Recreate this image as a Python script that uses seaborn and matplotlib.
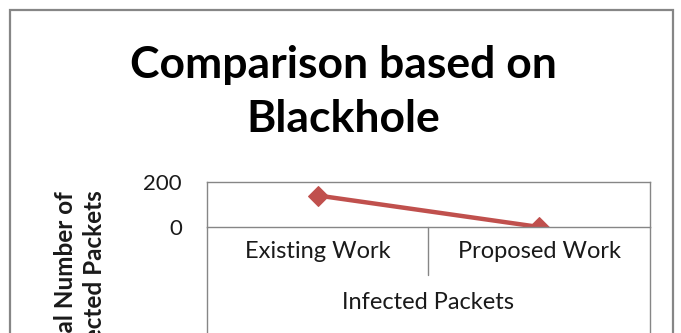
import matplotlib
matplotlib.use('Agg')
import matplotlib.pyplot as plt
import matplotlib.patches as patches
import matplotlib.transforms as mtransforms
import seaborn as sns
import pandas as pd

# data
categories = ['Existing Work', 'Proposed Work']
infected = [140, 0]
group_label = 'Infected Packets'

df = pd.DataFrame({'Work': categories, 'Infected': infected})

sns.set_style('white')
plt.rcParams['font.family'] = ['Lato', 'DejaVu Sans']

W, H = 681, 333
fig = plt.figure(figsize=(W / 100, H / 100), dpi=100)
fig.patch.set_facecolor('white')

GRID = '#868686'
RED = '#C0504D'
TXT = '#1a1a1a'

# outer chart border (cropped at the bottom)
fig.patches.append(patches.Rectangle((10 / W, -0.2), (673 - 10) / W, 1.2 - 10 / H,
                                     transform=fig.transFigure, fill=False,
                                     edgecolor=GRID, lw=1.6))

ax = fig.add_axes([207 / W, 1 - 227 / H, (650 - 207) / W, 45 / H])
sns.lineplot(data=df, x='Work', y='Infected', ax=ax, color=RED, lw=3.2,
             marker='D', markersize=10, markeredgecolor=RED, sort=False)
ax.set_xlim(-0.5, 1.5)
ax.set_ylim(0, 200)
ax.set_yticks([0, 200])
for s in ax.spines.values():
    s.set_edgecolor(GRID)
    s.set_linewidth(1.0)
ax.tick_params(axis='y', length=0, pad=18, labelsize=16, labelcolor=TXT)
ax.tick_params(axis='x', length=0, pad=10, labelsize=17, labelcolor=TXT)
ax.set_xlabel(group_label, fontsize=17, color=TXT, labelpad=22)
ax.set_ylabel('')

# category axis frame lines below the plot
trans = mtransforms.blended_transform_factory(ax.transData, ax.transAxes)
ax.plot([0.5, 0.5], [0, -48 / 45], transform=trans, color=GRID, lw=1.0, clip_on=False)
ax.plot([0, 0], [0, -3], transform=ax.transAxes, color=GRID, lw=1.0, clip_on=False)
ax.plot([1, 1], [0, -3], transform=ax.transAxes, color=GRID, lw=1.0, clip_on=False)

fig.text(343 / W, 1 - 92 / H, 'Comparison based on\nBlackhole', ha='center', va='center',
         fontsize=32, fontweight='bold', color='black', linespacing=1.4)

# y-axis title, cropped at the bottom edge like the reference
fig.text(80 / W, 1 - 190 / H, 'Total Number of\nInfected Packets', ha='center', va='top',
         rotation=90, fontsize=17.5, fontweight='bold', color=TXT,
         multialignment='center', linespacing=1.35)

fig.savefig('out.png', dpi=100)
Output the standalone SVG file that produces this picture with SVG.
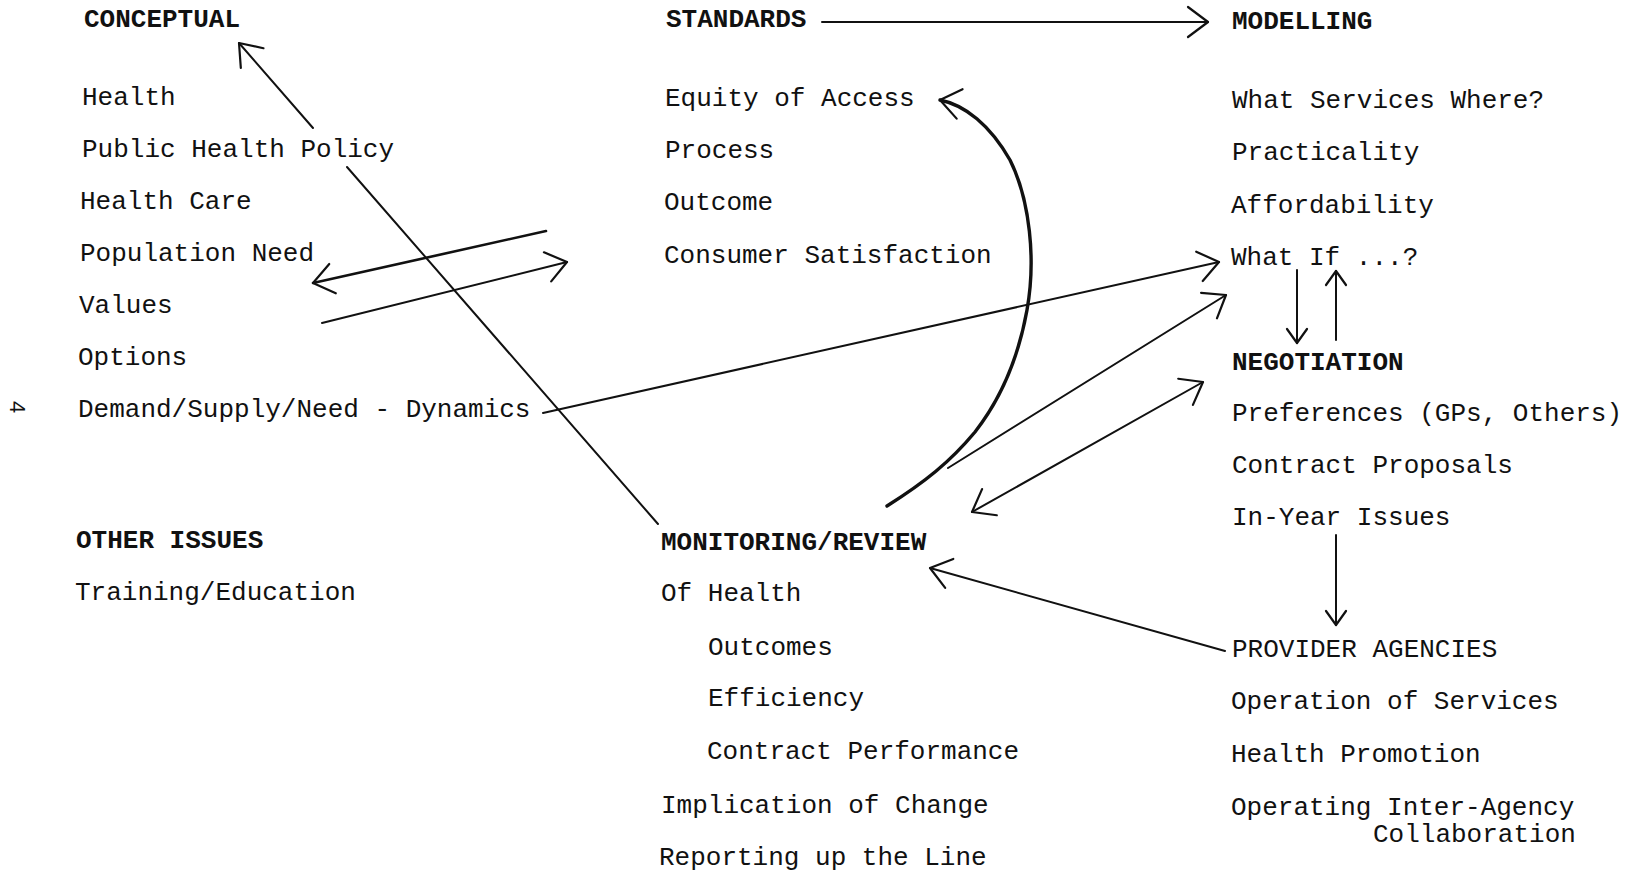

**Exercise:**
Copy the material shown above in full and exactly. Skip the pictures.

**Exercise solution:**
Recreate this image as a Python script that uses seaborn and matplotlib.
import matplotlib
matplotlib.use('Agg')
import matplotlib.pyplot as plt
import matplotlib.patches as patches
import matplotlib.transforms as mtransforms
import seaborn as sns
import pandas as pd

# data
categories = ['Existing Work', 'Proposed Work']
infected = [140, 0]
group_label = 'Infected Packets'

df = pd.DataFrame({'Work': categories, 'Infected': infected})

sns.set_style('white')
plt.rcParams['font.family'] = ['Lato', 'DejaVu Sans']

W, H = 681, 333
fig = plt.figure(figsize=(W / 100, H / 100), dpi=100)
fig.patch.set_facecolor('white')

GRID = '#868686'
RED = '#C0504D'
TXT = '#1a1a1a'

# outer chart border (cropped at the bottom)
fig.patches.append(patches.Rectangle((10 / W, -0.2), (673 - 10) / W, 1.2 - 10 / H,
                                     transform=fig.transFigure, fill=False,
                                     edgecolor=GRID, lw=1.6))

ax = fig.add_axes([207 / W, 1 - 227 / H, (650 - 207) / W, 45 / H])
sns.lineplot(data=df, x='Work', y='Infected', ax=ax, color=RED, lw=3.2,
             marker='D', markersize=10, markeredgecolor=RED, sort=False)
ax.set_xlim(-0.5, 1.5)
ax.set_ylim(0, 200)
ax.set_yticks([0, 200])
for s in ax.spines.values():
    s.set_edgecolor(GRID)
    s.set_linewidth(1.0)
ax.tick_params(axis='y', length=0, pad=18, labelsize=16, labelcolor=TXT)
ax.tick_params(axis='x', length=0, pad=10, labelsize=17, labelcolor=TXT)
ax.set_xlabel(group_label, fontsize=17, color=TXT, labelpad=22)
ax.set_ylabel('')

# category axis frame lines below the plot
trans = mtransforms.blended_transform_factory(ax.transData, ax.transAxes)
ax.plot([0.5, 0.5], [0, -48 / 45], transform=trans, color=GRID, lw=1.0, clip_on=False)
ax.plot([0, 0], [0, -3], transform=ax.transAxes, color=GRID, lw=1.0, clip_on=False)
ax.plot([1, 1], [0, -3], transform=ax.transAxes, color=GRID, lw=1.0, clip_on=False)

fig.text(343 / W, 1 - 92 / H, 'Comparison based on\nBlackhole', ha='center', va='center',
         fontsize=32, fontweight='bold', color='black', linespacing=1.4)

# y-axis title, cropped at the bottom edge like the reference
fig.text(80 / W, 1 - 190 / H, 'Total Number of\nInfected Packets', ha='center', va='top',
         rotation=90, fontsize=17.5, fontweight='bold', color=TXT,
         multialignment='center', linespacing=1.35)

fig.savefig('out.png', dpi=100)
Output the standalone SVG file that produces this picture with SVG.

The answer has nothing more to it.